Design lesson: Bring on the sun
Kimberley's guide to summer style
Summer style has a relaxed, carefree attitude; its casual veneer conceals the hard-working materials and furnishings that make it low maintenance. Give your home that laid-back cottagey feel year-round with these light touches.
Flooring has to be quietly purposeful, easy to care for and able to withstand wear and tear. Varnished hardwood like maple requires little maintenance. Ceramic and stone tile (paired with rush matting, coir, sisal or, my favourite, seagrass), linoleum and sealed cork are all suitable flooring options.
Furniture that's simple and unpretentious -- locally made or comfortably worn in -- is a good choice. Look for items where detail carving is either kept to a minimum or loose in style.
Painted wood furnishings in mint, coral, icy blue, shell pink or sand are refreshing.
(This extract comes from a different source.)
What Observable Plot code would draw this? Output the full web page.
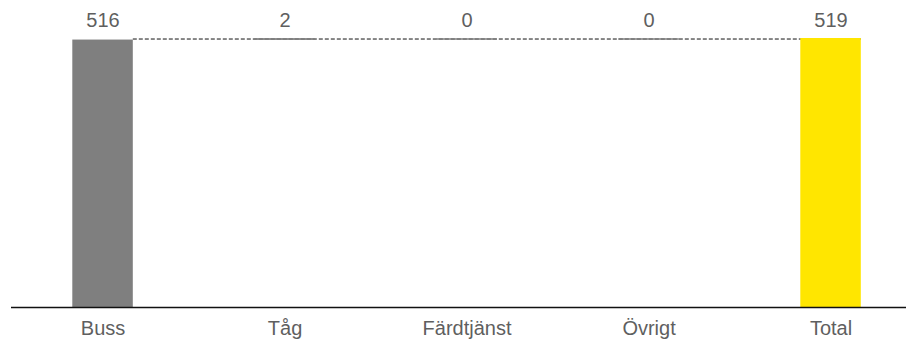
<!DOCTYPE html>
<html>
<head>
<meta charset="utf-8">
<script src="https://cdn.jsdelivr.net/npm/d3@7"></script>
<script src="https://cdn.jsdelivr.net/npm/@observablehq/plot@0.6"></script>
<style>
  html, body { margin: 0; padding: 0; background: #fff; }
</style>
</head>
<body>
<div id="chart"></div>
<script>
const categories = ["Buss", "Tåg", "Färdtjänst", "Övrigt", "Total"];
const values = [516, 2, 0, 0, 519];
const kinds = ["base", "delta", "delta", "delta", "total"];

// waterfall table built from the arrays
let cum = 0;
const rows = categories.map((c, i) => {
  const v = values[i], k = kinds[i];
  let y1, y2;
  if (k === "total") { y1 = 0; y2 = v; }
  else { y1 = cum; y2 = cum + v; cum += v; }
  return {cat: c, value: v, kind: k, y1, y2};
});
const level = cum;

const W = 907, H = 341;
const mL = 11, mR = 1, mT = 38, mB = 34;
const xOpts = {
  type: "band",
  domain: categories,
  range: [mL, W - mR],
  paddingInner: 0.6676,
  paddingOuter: 0.2926,
  align: 0.5756,
  round: false
};
const bw = Plot.scale({x: xOpts}).bandwidth;

const colors = {base: "#7f7f7f", delta: "#7f7f7f", total: "#ffe600"};

const chart = Plot.plot({
  width: W,
  height: H,
  marginLeft: mL,
  marginRight: mR,
  marginTop: mT,
  marginBottom: mB,
  style: {fontFamily: "'Liberation Sans', Arial, sans-serif", fontSize: "20px", color: "#5f5f5f", background: "#fff"},
  x: {...xOpts, label: null, tickSize: 0, tickPadding: 13.5},
  y: {domain: [0, 519], axis: null},
  marks: [
    Plot.ruleY([{a: categories[0], b: categories[categories.length - 1], y: level}], {
      x1: "a", x2: "b", y: "y", insetLeft: bw, stroke: "#111", strokeWidth: 1, strokeDasharray: "4,2"
    }),
    Plot.rectY(rows.filter(d => d.kind !== "delta"), {
      x: "cat", y1: "y1", y2: "y2", fill: d => colors[d.kind]
    }),
    Plot.rectY(rows.filter(d => d.kind === "delta"), {
      x: "cat", y1: "y1", y2: "y2", fill: colors.delta
    }),
    Plot.tickY(rows.filter(d => d.kind === "delta"), {
      x: "cat", y: "y2", stroke: colors.delta, strokeWidth: 1.6
    }),
    Plot.text(rows, {
      x: "cat", frameAnchor: "top", dy: -25.5, text: d => String(d.value), fill: "#5f5f5f"
    }),
    Plot.ruleY([0], {stroke: "#111", strokeWidth: 1.6})
  ]
});
document.getElementById("chart").appendChild(chart);
</script>
</body>
</html>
White is in a category of its own -- a variety of shades can be used to decorate your entire home.
Wicker armchairs, settees and tables -- sometimes painted in crisp white or in more natural honey tones -- capture summer's easygoing spirit.
Patterned textiles like faded florals, ticking and cabana stripes, playful plaids, crisp checks and pictorial cottons and linens lighten up a room.
Dos and don'ts of sunny interiors
DO ensure that your windows are clean inside and out, and that your hedges and other greenery have been trimmed. If your windows can't accommodate wash-from-within methods, make outdoor cleaning a weekend project or hire a professional company. To facilitate future cleaning, install windows that rotate inward, which are available from window manufacturers.
DO choose window treatments that let in light. When pulled aside with a tieback or hanging in straight panels at window sides, full draperies needn't interfere with sunlight filtering in. Sheer fabric provides a modest amount of privacy; warm pale colours help enliven the grey light of drizzly days.
DON'T paint windowsills and surrounds dark colours, which absorb light. Instead, opt for light-reflecting colours like ivory, cream and white.
DON'T choose dark colours for the walls of rooms used during the day. To paraphrase interior design legend Eleanor McMillen Brown, every room needs a touch of yellow. Good advice if you love the idea of sunshine indoors. Any warm, pale colour will give you the desired result.
DO include reflective materials like chrome, nickel, brass, silver, crystal and glass, which bounce light into a room. Mirrors, a designer's not-so-secret weapon in the fight to expand space, are a really great option. Pick tiles with a shiny surface for a kitchen backsplash or bathroom shower surround.
DON'T use an abundance of patterns. As a general rule, patterns absorb more light than solid fabrics.